PITTSBURGH>> Paul Skenes didn’t love the plan the Pittsburgh Pirates laid out for him in the spring, the one designed to bring the most talented pitching prospect in a generation along slowly and protect the right arm on which so much relies. Looking back after a dazzling season in which the 22-year-old rookie somehow surpassed even the most outsized expectations — starting the All-Star Game, flirting with the occasional no-hitter, holding his own against the best in the game and making the Pirates matter in a way they haven’t in nearly a decade — Skenes admits the decision to have him begin his first full professional season in Triple-A so he could build his endurance up gradually was the right call.

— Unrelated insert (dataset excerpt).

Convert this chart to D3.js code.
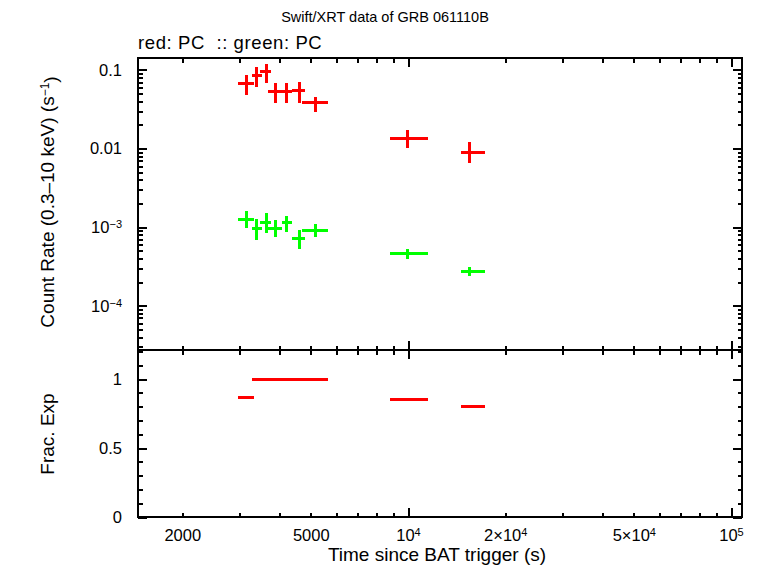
<!DOCTYPE html>
<html>
<head>
<meta charset="utf-8">
<script src="https://cdn.jsdelivr.net/npm/d3@7"></script>
<style>
body { margin: 0; background: #fff; }
text { font-family: "Liberation Sans", Arial, sans-serif; fill: #000; }
line, rect { shape-rendering: crispEdges; }
</style>
</head>
<body>
<svg id="chart" width="761" height="568"></svg>
<script>
// time bins (s since BAT trigger)
const tMid = [3170, 3390, 3640, 3890, 4220, 4600, 5170, 9980, 15480];
const tLo  = [2980, 3280, 3480, 3690, 4060, 4360, 4710, 8800, 14590];
const tHi  = [3330, 3520, 3760, 4060, 4360, 4800, 5640, 11530, 17310];

// red: PC count rate
const redRate = [0.0677, 0.0846, 0.0952, 0.0525, 0.0525, 0.0541, 0.0384, 0.01352, 0.00897];
const redLo   = [0.0481, 0.0602, 0.0677, 0.0377, 0.0377, 0.0380, 0.0295, 0.01019, 0.0065];
const redHi   = [0.0863, 0.1101, 0.1192, 0.0677, 0.0677, 0.0704, 0.0457, 0.01726, 0.01213];

// green: PC count rate
const greenRate = [1.27e-3, 9.68e-4, 1.154e-3, 9.68e-4, 1.154e-3, 7.22e-4, 9.21e-4, 4.66e-4, 2.77e-4];
const greenLo   = [9.68e-4, 6.88e-4, 8.36e-4, 7.44e-4, 8.61e-4, 5.28e-4, 7.57e-4, 3.98e-4, 2.42e-4];
const greenHi   = [1.607e-3, 1.272e-3, 1.503e-3, 1.236e-3, 1.389e-3, 9.21e-4, 1.089e-3, 5.23e-4, 3.09e-4];

// fractional exposure
const fracExp = [0.867, 1, 1, 1, 1, 1, 1, 0.853, 0.80];

const xMajor = [1e4, 1e5];
const xLabels = [2000, 5000, 1e4, 2e4, 5e4, 1e5];
const yMajor = [1e-4, 1e-3, 0.01, 0.1];
const fracMajor = [0, 0.5, 1];

const L = 138, R = 742, T = 58, M = 350, B = 517;
const svg = d3.select("#chart");

const x = d3.scaleLog().domain([1459, 108150]).range([L, R]);
const y = d3.scaleLog().domain([2.74e-5, 0.142]).range([M, T]);
const yf = d3.scaleLinear().domain([0, (B - M) / 138]).range([B, M]);

const xMinor = [];
for (let e = 3; e <= 4; e++) for (let k = 2; k <= 9; k++) xMinor.push(k * Math.pow(10, e));
const yMinor = [];
for (let e = -5; e <= -1; e++) for (let k = 2; k <= 9; k++) {
    const v = k * Math.pow(10, e);
    if (v > 2.74e-5 && v < 0.142) yMinor.push(v);
}
const fracMinor = d3.range(0, 13).map(i => i / 10).filter(v => fracMajor.indexOf(v) < 0);

const MAJ = 9, MIN = 4.5;
const TICKFONT = "16.5px", LABFONT = "19px";

function sup(sel, base, exp) {
    sel.text(null);
    sel.append("tspan").text(base);
    sel.append("tspan").attr("dy", "-0.45em").attr("font-size", "11px").text(exp);
}

function drawAxis(axis, tx, ty, cls) {
    const g = svg.append("g").attr("class", cls).attr("transform", `translate(${tx},${ty})`).call(axis);
    g.select(".domain").remove();
    g.selectAll("line").attr("stroke", "#000").attr("stroke-width", 2);
    g.selectAll("text").attr("font-size", TICKFONT);
    return g;
}

// x ticks: bottom, separator (both sides), top
[[B, "bottom"], [M, "bottom"], [M, "top"], [T, "top"]].forEach(([py, side]) => {
    [[xMajor, MAJ], [xMinor, MIN]].forEach(([vals, len]) => {
        const ax = (side === "bottom" ? d3.axisBottom(x) : d3.axisTop(x))
            .tickValues(vals).tickSizeInner(-len).tickSizeOuter(0).tickFormat("");
        drawAxis(ax, 0, py, "xt");
    });
});

// x labels
const xl = drawAxis(d3.axisBottom(x).tickValues(xLabels).tickSize(0).tickPadding(12), 0, B, "xl");
xl.selectAll("text").each(function(d) {
    const s = d3.select(this);
    if (d === 1e4) sup(s, "10", "4");
    else if (d === 1e5) sup(s, "10", "5");
    else if (d === 2e4) sup(s, "2\u00d710", "4");
    else if (d === 5e4) sup(s, "5\u00d710", "4");
    else s.text(d);
});

// y ticks, left and right
[[L, "left"], [R, "right"]].forEach(([px, side]) => {
    [[yMajor, MAJ], [yMinor, MIN]].forEach(([vals, len]) => {
        const ax = (side === "left" ? d3.axisLeft(y) : d3.axisRight(y))
            .tickValues(vals).tickSizeInner(-len).tickSizeOuter(0).tickFormat("");
        drawAxis(ax, px, 0, "yt");
    });
    [[fracMajor, MAJ], [fracMinor, MIN]].forEach(([vals, len]) => {
        const ax = (side === "left" ? d3.axisLeft(yf) : d3.axisRight(yf))
            .tickValues(vals).tickSizeInner(-len).tickSizeOuter(0).tickFormat("");
        drawAxis(ax, px, 0, "ft");
    });
});

const yl = drawAxis(d3.axisLeft(y).tickValues(yMajor).tickSize(0).tickPadding(16), L, 0, "yl");
yl.selectAll("text").each(function(d) {
    const s = d3.select(this);
    if (d === 0.1) s.text("0.1");
    else if (d === 0.01) s.text("0.01");
    else sup(s, "10", "\u2212" + Math.round(-Math.log10(d)));
});
drawAxis(d3.axisLeft(yf).tickValues(fracMajor).tickSize(0).tickPadding(16).tickFormat(d => d), L, 0, "fl");

// frame
svg.append("rect").attr("x", L).attr("y", T).attr("width", R - L).attr("height", B - T)
    .attr("fill", "none").attr("stroke", "#000").attr("stroke-width", 2);
svg.append("line").attr("x1", L).attr("x2", R).attr("y1", M).attr("y2", M)
    .attr("stroke", "#000").attr("stroke-width", 2);

// data
function crosses(rate, lo, hi, color) {
    const g = svg.append("g").attr("stroke", color).attr("stroke-width", 3);
    g.selectAll(".h").data(rate).join("line")
        .attr("x1", (d, i) => x(tLo[i])).attr("x2", (d, i) => x(tHi[i]))
        .attr("y1", d => y(d)).attr("y2", d => y(d));
    g.selectAll(".v").data(rate).join("line")
        .attr("x1", (d, i) => x(tMid[i])).attr("x2", (d, i) => x(tMid[i]))
        .attr("y1", (d, i) => y(lo[i])).attr("y2", (d, i) => y(hi[i]));
}
crosses(redRate, redLo, redHi, "#ff0000");
crosses(greenRate, greenLo, greenHi, "#00ff00");

svg.append("g").attr("stroke", "#ff0000").attr("stroke-width", 3)
    .selectAll("line").data(fracExp).join("line")
    .attr("x1", (d, i) => x(tLo[i])).attr("x2", (d, i) => x(tHi[i]))
    .attr("y1", d => yf(d)).attr("y2", d => yf(d));

// titles
svg.append("text").attr("x", 385).attr("y", 22).attr("text-anchor", "middle")
    .attr("font-size", "14.5px").text("Swift/XRT data of GRB 061110B");
svg.append("text").attr("x", 138).attr("y", 49).attr("font-size", "18.5px")
    .attr("letter-spacing", "0.6px")
    .style("white-space", "pre").text("red: PC  :: green: PC");
svg.append("text").attr("x", 437).attr("y", 561).attr("text-anchor", "middle")
    .attr("font-size", LABFONT).text("Time since BAT trigger (s)");

const yt = svg.append("text").attr("transform", "translate(54,202) rotate(-90)")
    .attr("text-anchor", "middle").attr("font-size", LABFONT);
yt.append("tspan").text("Count Rate (0.3\u201310 keV) (s");
yt.append("tspan").attr("dy", "-0.45em").attr("font-size", "12px").text("\u22121");
yt.append("tspan").attr("dy", "0.45em").text(")");

svg.append("text").attr("transform", "translate(54,434) rotate(-90)")
    .attr("text-anchor", "middle").attr("font-size", LABFONT).text("Frac. Exp");
</script>
</body>
</html>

“I don’t know if there can be a perfect plan, but it was just about perfectly put together,” Skenes said Wednesday.

And the best part? It’s almost over. While Skenes, who played college baseball at the Air Force Academy, is looking forward to his final start of the season when the Pirates visit Yankee Stadium this weekend, he’s already thinking about what awaits in 2025, when the training wheels might come off, or at least be loosened considerably.

“Next year, it’s hopefully just going to be ‘Take the ball and pitch,’” said Skenes, who is 11-2 with a 1.99 ERA in 22 starts in the majors. “So I’m looking forward to that.”

With good reason. The top overall pick in the 2023 draft arrived in the big leagues in May armed with a fastball that hit triple digits with regularity and a mustachioed swagger that turned his starts into what quickly became known locally as “Skenes Day.”

Though the mustache remains, other parts of Skenes’ approach have evolved. He worked diligently on developing his secondary pitches throughout the year, well aware the fastball/slider combination that served him so well at LSU wouldn’t be good enough to get out the best hitters on the planet.

It’s telling of Skenes’ development that on Sunday in Cincinnati, he mixed in a changeup occasionally, six of which served as strike three on a day he fanned nine batters to boost his season total to 167 in just 131 innings. Something that Pirates manager Derek Shelton called “rare” for a player in such an early stage of his career.

“You don’t see guys that are able to add to their arsenal their first year in the big leagues,” Shelton said. “They’re trying to throw strikes. They’re trying to execute pitches. They’re trying to get hitters out. Not that he wasn’t trying to do all those things, but to do it and add to it at the same time.”